寄留者を愛しなさい

チア・シード

申命記10:16-20   


寄留者を愛しなさい。それが主に仕えるということなのです。愛するというのは、口先だけのことではないはずです。実際に助けることが必要です。かつて君たちはエジプトで寄留者だったではないか。この切り口は、イスラエルの倫理を支える中核にある原理です。恩返しという訳ではりませんが、受けた恩を神に返すと理解する人もいるでしょうか。
 
あるいは、自らの痛みをエンパシーの根拠としていくということもできるでしょうか。ただ問われます。私たちは本当に寄留者を愛することができるのでしょうか。寄留者に対して、何ができるでしょう。いま、難民と呼ばれる人々が沢山います。仲間や家族を殺され、なんとか生き延びて逃れて途方に暮れている人がいます。子どもたちがいます。
 
そもそも命があっただけでも幸運だとも思えるほどの仕打ちですが、せっかく生きられても、続けるのが難儀です。食糧の不足、水の困難という事態への援助は、何かできる可能性があるとも考えられます。日本のような国へまで北としても入国が許されない状況は、政治的な理由であるならば、これは改めることはまだできるのではないでしょうか。
 
それなのに私たちは動こうとはしない。自らを護るという大義名分で、難民を受け容れる声を発することがない。私たちは主に仕えてなどいないのです。自分の腹に仕えているに過ぎないのです。直接自分の腹にではなくても、自分の腹を具象化している権力に仕えているのです。

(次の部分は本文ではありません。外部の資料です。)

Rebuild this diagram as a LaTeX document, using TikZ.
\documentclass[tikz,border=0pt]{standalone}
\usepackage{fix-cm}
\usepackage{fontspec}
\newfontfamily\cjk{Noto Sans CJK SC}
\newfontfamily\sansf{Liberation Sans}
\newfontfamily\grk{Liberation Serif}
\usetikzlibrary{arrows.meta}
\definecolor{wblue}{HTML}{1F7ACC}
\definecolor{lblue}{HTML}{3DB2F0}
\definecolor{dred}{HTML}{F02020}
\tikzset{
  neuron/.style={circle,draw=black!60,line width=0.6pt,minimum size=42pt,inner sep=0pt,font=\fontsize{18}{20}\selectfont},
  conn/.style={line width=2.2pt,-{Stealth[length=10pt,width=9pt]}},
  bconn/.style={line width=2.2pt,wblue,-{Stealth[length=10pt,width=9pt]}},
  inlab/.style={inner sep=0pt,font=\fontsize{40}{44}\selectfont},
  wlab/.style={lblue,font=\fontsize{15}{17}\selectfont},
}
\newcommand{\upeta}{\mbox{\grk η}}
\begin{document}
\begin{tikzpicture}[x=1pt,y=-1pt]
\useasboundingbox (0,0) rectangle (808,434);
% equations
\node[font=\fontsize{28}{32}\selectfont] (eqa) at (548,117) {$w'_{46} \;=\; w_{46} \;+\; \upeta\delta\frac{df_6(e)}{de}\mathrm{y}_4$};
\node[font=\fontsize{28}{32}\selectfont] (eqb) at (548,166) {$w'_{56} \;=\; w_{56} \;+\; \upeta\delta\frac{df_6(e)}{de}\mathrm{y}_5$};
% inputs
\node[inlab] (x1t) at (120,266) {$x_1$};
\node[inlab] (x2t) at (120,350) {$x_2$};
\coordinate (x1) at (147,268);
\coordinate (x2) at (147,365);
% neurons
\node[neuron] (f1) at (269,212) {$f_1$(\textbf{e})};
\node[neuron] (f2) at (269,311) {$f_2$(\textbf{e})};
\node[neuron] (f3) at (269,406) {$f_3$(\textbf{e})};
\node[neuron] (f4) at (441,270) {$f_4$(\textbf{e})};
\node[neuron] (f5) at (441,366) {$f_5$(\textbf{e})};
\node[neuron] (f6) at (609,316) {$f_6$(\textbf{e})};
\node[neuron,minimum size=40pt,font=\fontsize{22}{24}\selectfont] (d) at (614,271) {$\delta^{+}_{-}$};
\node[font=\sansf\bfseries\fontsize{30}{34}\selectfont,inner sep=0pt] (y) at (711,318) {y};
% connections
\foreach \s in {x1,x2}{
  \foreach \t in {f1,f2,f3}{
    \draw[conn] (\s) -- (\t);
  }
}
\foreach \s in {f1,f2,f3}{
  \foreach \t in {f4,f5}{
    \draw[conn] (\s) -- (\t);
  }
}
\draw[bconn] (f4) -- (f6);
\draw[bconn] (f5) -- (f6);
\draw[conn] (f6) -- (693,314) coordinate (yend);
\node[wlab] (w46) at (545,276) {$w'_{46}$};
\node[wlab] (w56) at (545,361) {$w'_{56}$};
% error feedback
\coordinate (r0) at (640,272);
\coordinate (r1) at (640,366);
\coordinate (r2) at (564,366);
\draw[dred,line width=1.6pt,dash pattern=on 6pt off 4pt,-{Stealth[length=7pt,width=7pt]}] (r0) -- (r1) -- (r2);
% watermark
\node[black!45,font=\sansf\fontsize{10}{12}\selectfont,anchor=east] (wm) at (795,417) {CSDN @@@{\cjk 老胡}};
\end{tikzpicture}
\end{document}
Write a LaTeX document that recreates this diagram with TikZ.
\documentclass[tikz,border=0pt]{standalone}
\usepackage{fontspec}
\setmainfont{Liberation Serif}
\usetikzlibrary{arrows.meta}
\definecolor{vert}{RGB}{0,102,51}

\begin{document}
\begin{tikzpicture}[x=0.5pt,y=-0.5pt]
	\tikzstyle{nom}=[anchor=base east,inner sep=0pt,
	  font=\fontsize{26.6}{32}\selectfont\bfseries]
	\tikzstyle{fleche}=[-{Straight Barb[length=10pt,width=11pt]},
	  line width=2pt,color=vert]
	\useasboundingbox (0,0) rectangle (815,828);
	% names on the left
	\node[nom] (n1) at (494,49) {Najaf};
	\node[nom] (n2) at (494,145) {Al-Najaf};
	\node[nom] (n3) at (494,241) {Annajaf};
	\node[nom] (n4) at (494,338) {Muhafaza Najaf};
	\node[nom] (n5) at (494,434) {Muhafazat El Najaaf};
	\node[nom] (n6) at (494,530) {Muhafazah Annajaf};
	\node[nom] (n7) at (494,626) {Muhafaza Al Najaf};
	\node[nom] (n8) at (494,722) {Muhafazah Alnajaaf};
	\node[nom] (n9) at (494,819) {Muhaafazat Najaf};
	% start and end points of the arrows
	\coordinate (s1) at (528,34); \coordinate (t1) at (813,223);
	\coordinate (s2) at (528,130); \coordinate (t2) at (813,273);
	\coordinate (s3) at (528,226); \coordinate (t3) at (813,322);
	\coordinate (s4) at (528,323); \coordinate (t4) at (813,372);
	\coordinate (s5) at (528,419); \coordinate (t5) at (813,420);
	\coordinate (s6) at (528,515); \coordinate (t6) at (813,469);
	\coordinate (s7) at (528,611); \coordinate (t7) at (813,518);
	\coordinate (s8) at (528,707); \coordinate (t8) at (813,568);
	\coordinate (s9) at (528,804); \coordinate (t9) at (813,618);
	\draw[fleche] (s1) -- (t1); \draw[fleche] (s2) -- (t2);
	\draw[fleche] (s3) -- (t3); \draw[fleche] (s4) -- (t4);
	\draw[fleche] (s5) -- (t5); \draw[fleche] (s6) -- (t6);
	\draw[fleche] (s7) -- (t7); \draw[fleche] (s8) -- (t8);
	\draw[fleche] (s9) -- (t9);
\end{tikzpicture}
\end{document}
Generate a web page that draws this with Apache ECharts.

主は神の中の神、主の中の主と口では称えているにしても。
 
そこにあるのはおぞましい自己愛と自己保全。私を形成しているのはせいぜいそういうところのものなのです。これを思い知ったとき、今回ペリコーペとしては不自然なままに切り取られた16節の言葉が響いてきます。「心の包皮を切り捨てよ。二度とかたくなになってはならない」と、後から読んでみるのです。
 
「だから」という語が聖書協会共同訳にはあります。割礼に比したのが妙にリアルですが、私たちは心を開いてなどおりません。心の内を剥き出しにしてはいません。それを隠し、ふだんは素知らぬ顔をしています。口では愛しますなどと言いながら、自分に都合のよいように言葉を操っているばかりです。自分の中の偽善をごまかしているのです。